Read replica updated to Primary instance

Replica promotion is finished, and Cross-region replication is successful.

From the above screenshots, you can clearly see that on triggering the manual promotion of a DR read replica, it got promoted to the primary instance. The primary instance is now available in the us-east1-d. Promoting a read replica is an irreversible process and can’t be undone.

Automating the Process

You must have some automation in place to effectively reduce downtimes in case of a region failure. Automation of the process would cut down the cost by expediting the failover process. An automation script can be written that does automation of conducting a cross-region failover in Google Cloud SQL using HA Replicas and Cascading Replicas

  1. Provide the right GCP Project that the instance resides in
  2. Instance ID capture of the Primary Instance in the region that is down.
  3. Instance ID capture of the DR Read Replica that you want to failover to
  4. Instantiating the failover by promoting the DR Instance in the new region to the primary HA Cloud SQL instance
  5. Providing the connection details for the newly promoted HA Instance
  6. Replace the original Primary Instance with an HA Read Replica in the Same Region/Zone for future failovers

Conclusion

Cloud SQL provides native Highly available architecture within a single region. In case of zonal failure, Cloud SQL will automatically manage the failover by making the secondary zone instance to be primary without switching the IP. However, In case of a regional failover, read replicas are to be created in a different zone than the primary instance. Read replicas are promoted as primary HA in case of region failure. Cascading replicas are required since multiple read replicas being sourced from primary instances incorporate a dependency on the primary instance, if the primary instance goes down, these read replicas have to be deleted and re-created. In this scenario, the application fetching data from these read-replica will have to suffer some downtime, since new read-replica creation and endpoint update might take some time. To resolve this, Cascading read replicas can be created, A Cascading read-replica is a read-replica sourcing from another read-replica. The DR read replica can act as a source for other read replicas being created. This way, in case of a regional failure, no application will suffer a downtime since all the read replicas will be sourced from DR read replicas (which will be promoted to the Primary instance in case of regional failover). It’s highly recommended to incorporate these features in your architecture for a Highly available, fault-tolerant architecture that allows automatic failover, reducing downtime for the architecture implemented in GCP.

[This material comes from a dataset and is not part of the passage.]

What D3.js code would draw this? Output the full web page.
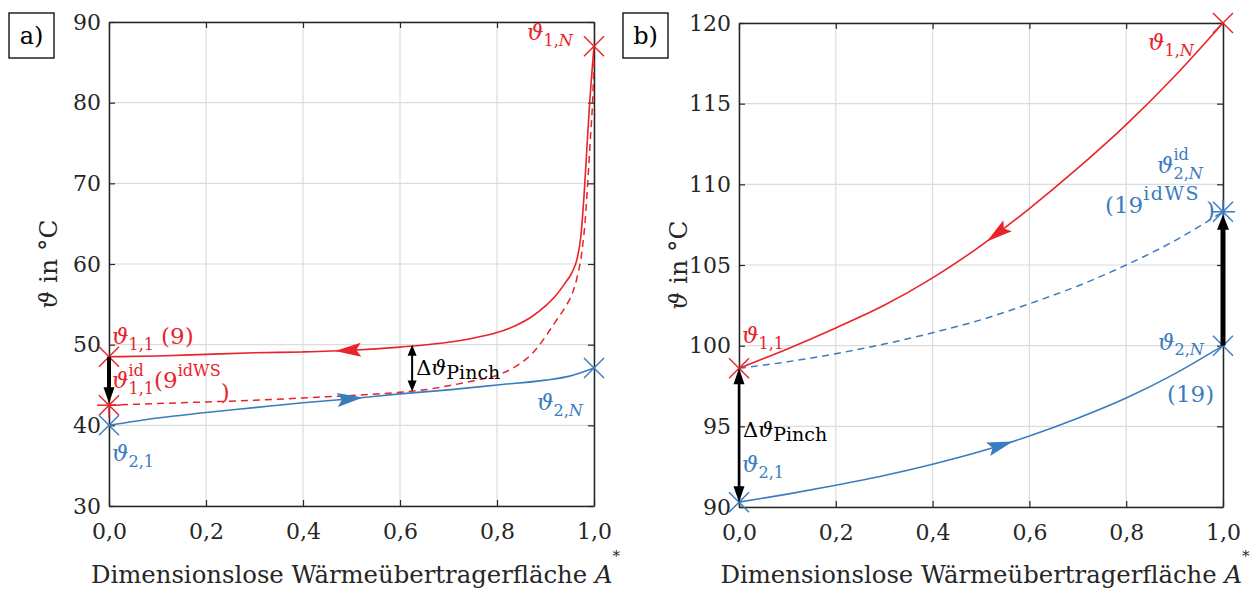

FAQs On Cloud SQL for MySQL with automatic failover on GCP

1. What Is Cloud SQL With Automatic Failover?

Cloud SQL is a managed GCP service offered by Google. Automatic failover is additional functionality that switches the primary instance to the backup instance in case of a failover.

2. How Does Automatic Failover Work?

In case of a zonal/regional failover and the primary instance goes down, the standby instance is promoted to become a primary instance thereby preventing downtime.

3. Why Is Automatic Failover Important?

It promotes the high availability of the cloud SQL instance by promoting the standby instance to the primary instance in case of a failover.